FERC cites no case, and we cannot find one, in which a court has permitted the Commission to use the filed rate doctrine as such a jurisdictional boot-strap. An examination of the statutory language explains the lack of precedent in support of FERC's view. The filed rate doctrine derives from sections 4 and 5 of the NGA. See Consolidated Edison Co. v. FERC, 958 F.2d 429, 432 (D.C.Cir.1992). Yet NGA section 1(b) states that “[t]he provisions of this chapter”-of which sections 4 and 5 are two-“shall not apply to ․ the production or gathering of natural gas.” 15 U.S.C. § 717(b); see FPC v. Panhandle E. Pipe Line Co., 337 U.S. 498, 508, 69 S.Ct. 1251, 93 L.Ed. 1499 (1949) (“Sections 4, 5 and 7 do not concern the producing or gathering of natural gas; rather they have reference to the interstate sale and transportation of gas and are so limited by their express terms.”). A doctrine that rests on these sections likewise cannot apply to the gathering of natural gas.
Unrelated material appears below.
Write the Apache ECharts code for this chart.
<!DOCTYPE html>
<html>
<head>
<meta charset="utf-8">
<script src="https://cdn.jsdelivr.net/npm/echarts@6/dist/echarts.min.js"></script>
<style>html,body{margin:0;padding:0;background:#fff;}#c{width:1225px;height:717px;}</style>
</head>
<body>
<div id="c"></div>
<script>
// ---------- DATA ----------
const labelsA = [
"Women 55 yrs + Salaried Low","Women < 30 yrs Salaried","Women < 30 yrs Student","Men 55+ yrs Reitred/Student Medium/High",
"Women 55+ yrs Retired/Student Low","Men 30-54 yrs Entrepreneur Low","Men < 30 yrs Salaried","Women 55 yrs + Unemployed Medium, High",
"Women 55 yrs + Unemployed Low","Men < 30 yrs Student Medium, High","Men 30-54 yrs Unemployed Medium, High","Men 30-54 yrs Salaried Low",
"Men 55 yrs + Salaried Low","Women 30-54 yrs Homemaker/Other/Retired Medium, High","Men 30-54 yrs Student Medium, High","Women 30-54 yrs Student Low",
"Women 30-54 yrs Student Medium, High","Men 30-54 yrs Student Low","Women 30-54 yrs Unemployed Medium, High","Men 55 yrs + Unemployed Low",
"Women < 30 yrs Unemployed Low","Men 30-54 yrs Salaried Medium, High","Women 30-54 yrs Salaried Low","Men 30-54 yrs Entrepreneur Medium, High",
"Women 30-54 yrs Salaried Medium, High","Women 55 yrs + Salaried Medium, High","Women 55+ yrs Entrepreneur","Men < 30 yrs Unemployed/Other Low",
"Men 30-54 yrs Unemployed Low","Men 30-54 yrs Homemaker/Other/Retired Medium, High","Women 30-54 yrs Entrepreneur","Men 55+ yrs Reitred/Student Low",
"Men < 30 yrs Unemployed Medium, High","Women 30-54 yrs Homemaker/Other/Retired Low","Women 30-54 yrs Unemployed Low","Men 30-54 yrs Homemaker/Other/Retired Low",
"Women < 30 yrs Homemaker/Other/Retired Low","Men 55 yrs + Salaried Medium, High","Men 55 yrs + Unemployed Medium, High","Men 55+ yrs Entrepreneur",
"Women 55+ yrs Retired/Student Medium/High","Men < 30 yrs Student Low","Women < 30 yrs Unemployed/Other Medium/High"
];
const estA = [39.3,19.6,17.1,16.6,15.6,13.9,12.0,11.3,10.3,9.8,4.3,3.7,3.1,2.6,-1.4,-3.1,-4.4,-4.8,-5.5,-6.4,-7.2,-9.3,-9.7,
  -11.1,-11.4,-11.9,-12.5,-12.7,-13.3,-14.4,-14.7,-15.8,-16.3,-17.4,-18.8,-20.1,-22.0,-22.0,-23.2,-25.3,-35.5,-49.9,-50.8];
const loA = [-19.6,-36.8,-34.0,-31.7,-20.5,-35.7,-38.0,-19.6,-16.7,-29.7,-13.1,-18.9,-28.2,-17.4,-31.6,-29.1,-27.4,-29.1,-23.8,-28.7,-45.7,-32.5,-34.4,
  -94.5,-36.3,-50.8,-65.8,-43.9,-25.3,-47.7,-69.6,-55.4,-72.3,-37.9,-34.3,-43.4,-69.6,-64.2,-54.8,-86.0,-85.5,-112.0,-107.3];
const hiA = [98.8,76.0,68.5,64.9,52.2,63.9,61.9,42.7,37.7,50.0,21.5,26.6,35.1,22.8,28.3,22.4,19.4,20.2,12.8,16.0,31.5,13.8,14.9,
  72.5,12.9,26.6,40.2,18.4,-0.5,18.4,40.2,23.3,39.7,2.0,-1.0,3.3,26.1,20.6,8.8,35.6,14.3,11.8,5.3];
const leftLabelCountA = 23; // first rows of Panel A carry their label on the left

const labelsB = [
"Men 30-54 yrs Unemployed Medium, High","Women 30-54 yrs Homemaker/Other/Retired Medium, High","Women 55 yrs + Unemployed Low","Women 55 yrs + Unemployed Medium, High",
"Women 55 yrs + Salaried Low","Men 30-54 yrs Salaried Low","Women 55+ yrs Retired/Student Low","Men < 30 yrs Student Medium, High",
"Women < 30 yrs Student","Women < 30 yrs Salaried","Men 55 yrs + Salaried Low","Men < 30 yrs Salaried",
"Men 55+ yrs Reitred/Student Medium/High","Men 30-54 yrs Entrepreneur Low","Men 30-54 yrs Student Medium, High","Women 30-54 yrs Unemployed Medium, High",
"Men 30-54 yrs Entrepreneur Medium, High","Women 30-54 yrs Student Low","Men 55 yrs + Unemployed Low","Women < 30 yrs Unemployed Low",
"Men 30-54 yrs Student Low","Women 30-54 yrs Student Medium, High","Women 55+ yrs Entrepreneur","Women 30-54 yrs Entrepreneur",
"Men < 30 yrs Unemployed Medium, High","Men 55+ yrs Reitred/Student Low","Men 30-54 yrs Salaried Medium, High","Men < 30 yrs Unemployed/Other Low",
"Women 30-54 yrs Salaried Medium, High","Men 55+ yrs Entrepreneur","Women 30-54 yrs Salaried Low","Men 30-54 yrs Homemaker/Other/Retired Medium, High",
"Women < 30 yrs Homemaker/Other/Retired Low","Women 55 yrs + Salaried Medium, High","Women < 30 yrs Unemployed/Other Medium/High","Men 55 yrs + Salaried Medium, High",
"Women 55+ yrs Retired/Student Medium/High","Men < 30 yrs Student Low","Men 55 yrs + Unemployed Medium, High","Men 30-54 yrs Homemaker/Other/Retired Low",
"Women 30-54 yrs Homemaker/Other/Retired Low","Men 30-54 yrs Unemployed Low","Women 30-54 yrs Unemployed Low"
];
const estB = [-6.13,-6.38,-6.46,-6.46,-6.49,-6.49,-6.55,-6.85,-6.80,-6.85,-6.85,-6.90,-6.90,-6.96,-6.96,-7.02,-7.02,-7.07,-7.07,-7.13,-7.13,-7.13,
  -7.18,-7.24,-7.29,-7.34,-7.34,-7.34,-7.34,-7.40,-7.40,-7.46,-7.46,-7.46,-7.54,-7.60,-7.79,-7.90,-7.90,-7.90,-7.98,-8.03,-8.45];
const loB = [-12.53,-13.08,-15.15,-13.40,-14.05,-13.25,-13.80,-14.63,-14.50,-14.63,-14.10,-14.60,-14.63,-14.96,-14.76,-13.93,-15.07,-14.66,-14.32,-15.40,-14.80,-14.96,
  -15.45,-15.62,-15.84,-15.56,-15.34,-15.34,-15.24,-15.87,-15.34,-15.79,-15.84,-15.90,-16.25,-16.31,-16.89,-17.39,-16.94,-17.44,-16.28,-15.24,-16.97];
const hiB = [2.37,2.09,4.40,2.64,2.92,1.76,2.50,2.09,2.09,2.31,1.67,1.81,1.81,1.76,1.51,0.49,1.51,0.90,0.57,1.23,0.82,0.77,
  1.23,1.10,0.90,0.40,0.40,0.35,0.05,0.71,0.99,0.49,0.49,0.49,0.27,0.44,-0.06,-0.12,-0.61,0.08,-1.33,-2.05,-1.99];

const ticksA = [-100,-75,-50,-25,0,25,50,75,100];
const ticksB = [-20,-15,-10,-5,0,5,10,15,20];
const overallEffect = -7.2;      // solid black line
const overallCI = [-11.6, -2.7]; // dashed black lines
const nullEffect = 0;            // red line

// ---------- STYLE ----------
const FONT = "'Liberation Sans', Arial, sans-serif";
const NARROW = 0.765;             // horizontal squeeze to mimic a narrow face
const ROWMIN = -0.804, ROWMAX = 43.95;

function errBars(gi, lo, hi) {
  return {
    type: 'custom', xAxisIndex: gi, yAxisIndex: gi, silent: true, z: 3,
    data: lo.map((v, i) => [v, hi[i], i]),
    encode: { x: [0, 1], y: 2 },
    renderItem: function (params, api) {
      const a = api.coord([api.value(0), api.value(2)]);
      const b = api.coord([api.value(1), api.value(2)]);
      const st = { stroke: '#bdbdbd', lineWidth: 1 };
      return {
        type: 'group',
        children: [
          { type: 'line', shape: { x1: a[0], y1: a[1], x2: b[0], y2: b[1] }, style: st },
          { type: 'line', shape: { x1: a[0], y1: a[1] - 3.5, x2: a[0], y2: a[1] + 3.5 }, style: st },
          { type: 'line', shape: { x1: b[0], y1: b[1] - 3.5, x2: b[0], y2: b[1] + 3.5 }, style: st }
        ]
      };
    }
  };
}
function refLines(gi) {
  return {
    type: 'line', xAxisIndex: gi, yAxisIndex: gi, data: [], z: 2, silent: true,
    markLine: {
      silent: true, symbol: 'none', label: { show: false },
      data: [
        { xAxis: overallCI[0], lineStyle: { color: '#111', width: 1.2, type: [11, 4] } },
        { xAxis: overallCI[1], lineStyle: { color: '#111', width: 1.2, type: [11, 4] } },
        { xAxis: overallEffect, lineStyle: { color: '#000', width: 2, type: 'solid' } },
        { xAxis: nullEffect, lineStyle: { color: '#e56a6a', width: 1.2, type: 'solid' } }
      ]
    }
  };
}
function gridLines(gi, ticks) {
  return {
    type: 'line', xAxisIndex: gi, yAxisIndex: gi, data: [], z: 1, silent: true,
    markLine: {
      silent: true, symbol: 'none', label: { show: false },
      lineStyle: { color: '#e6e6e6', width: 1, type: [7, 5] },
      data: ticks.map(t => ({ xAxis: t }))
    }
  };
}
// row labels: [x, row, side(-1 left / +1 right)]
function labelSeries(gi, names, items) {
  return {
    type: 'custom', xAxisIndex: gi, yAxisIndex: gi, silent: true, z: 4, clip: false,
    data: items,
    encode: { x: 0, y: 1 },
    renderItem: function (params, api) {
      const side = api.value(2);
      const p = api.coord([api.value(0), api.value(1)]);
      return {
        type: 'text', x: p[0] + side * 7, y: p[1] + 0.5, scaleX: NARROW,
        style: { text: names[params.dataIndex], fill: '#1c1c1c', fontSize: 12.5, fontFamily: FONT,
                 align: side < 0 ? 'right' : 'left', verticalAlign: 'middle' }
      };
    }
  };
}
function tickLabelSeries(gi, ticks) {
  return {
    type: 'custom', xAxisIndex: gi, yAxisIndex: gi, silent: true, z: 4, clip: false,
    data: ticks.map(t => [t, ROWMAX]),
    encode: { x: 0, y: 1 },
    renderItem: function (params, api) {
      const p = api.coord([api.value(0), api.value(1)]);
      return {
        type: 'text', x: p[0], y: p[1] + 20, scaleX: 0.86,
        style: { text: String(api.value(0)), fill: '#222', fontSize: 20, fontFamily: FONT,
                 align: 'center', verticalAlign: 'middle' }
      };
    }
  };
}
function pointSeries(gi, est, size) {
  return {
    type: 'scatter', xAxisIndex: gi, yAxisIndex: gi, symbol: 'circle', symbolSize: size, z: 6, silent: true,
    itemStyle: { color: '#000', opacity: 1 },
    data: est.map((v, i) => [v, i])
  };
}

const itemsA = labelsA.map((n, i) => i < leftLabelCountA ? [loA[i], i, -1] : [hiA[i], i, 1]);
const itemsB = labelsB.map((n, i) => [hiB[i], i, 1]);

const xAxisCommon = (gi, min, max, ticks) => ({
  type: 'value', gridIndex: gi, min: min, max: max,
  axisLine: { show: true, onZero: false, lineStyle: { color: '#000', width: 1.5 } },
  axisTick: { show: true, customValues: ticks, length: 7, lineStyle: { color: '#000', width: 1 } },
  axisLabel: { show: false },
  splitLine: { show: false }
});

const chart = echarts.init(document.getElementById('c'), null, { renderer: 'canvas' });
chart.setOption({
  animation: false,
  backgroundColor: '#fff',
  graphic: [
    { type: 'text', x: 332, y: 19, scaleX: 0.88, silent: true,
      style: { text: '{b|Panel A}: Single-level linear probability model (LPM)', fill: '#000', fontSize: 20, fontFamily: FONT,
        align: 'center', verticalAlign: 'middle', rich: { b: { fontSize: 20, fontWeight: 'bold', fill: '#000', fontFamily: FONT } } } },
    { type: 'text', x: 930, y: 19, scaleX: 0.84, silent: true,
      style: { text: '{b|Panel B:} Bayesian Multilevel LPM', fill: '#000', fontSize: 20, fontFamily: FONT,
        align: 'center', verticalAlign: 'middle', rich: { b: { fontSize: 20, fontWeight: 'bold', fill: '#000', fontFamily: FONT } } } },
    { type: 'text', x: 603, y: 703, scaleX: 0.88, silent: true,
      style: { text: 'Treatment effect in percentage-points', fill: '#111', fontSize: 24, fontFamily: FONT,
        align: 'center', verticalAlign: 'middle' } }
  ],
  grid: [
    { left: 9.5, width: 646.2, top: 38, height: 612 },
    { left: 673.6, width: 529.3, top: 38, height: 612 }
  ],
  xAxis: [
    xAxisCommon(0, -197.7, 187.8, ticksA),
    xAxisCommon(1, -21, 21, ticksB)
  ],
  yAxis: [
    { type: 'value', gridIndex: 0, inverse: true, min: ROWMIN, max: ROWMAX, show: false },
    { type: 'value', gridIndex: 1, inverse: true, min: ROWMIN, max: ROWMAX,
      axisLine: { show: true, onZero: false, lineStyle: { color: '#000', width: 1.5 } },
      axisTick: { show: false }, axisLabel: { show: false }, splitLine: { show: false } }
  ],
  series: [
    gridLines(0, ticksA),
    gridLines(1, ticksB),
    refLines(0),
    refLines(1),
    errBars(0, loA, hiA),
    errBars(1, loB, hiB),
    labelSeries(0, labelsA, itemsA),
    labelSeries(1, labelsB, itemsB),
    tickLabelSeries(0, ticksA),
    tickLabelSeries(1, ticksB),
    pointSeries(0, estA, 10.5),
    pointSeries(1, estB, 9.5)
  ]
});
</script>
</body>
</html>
This conclusion is consistent with the Supreme Court's holding that the petitioner in the Arkla case was bound by the filed rate doctrine only during the period in which it was otherwise subject to FERC's jurisdiction. 453 U.S. at 584 & n. 14, 101 S.Ct. 2925. It is also consistent with this court's ruling in Conoco Inc. v. FERC that, “[w]here an activity or entity falls within NGA § 1(b)'s exemption for gathering, the provisions of NGA §§ 4, 5 and 7 ․ neither expand the Commission's jurisdiction nor override § 1(b)'s gathering exemption.” 90 F.3d 536, 552 (D.C.Cir.1996). And it is confirmed by our holding in Detroit Edison that FERC may neither accept the filing of a tariff provision that covers non-jurisdictional activity (in that case, unbundled retail distribution service), nor assert jurisdiction over such an activity. 334 F.3d at 54-55.
FERC endeavors to distinguish Detroit Edison by noting that there was an objection to the initial filing of the tariff in that case, while there was no such objection here. But jurisdiction cannot arise from the absence of objection, or even from affirmative agreement. To the contrary, “as a statutory entity, the Commission cannot acquire jurisdiction merely by agreement of the parties before it.” American Mail Line Ltd. v. FMC, 503 F.2d 157, 170 (D.C.Cir.1974); see California Indep. Sys. Operator Corp. v. FERC, 372 F.3d 395, 398 (D.C.Cir.2004). As the Supreme Court has explained, “parties ․ cannot confer jurisdiction; only Congress can.” Weinberger v. Bentex Pharms., Inc., 412 U.S. 645, 652, 93 S.Ct. 2488, 37 L.Ed.2d 235 (1973). In this case, Congress has clearly declined to do so.
Because the Natural Gas Act unambiguously denies FERC jurisdiction to issue the orders challenged in the petition for review, we grant the petition and vacate the orders.
Opinion for the Court filed by Circuit Judge GARLAND.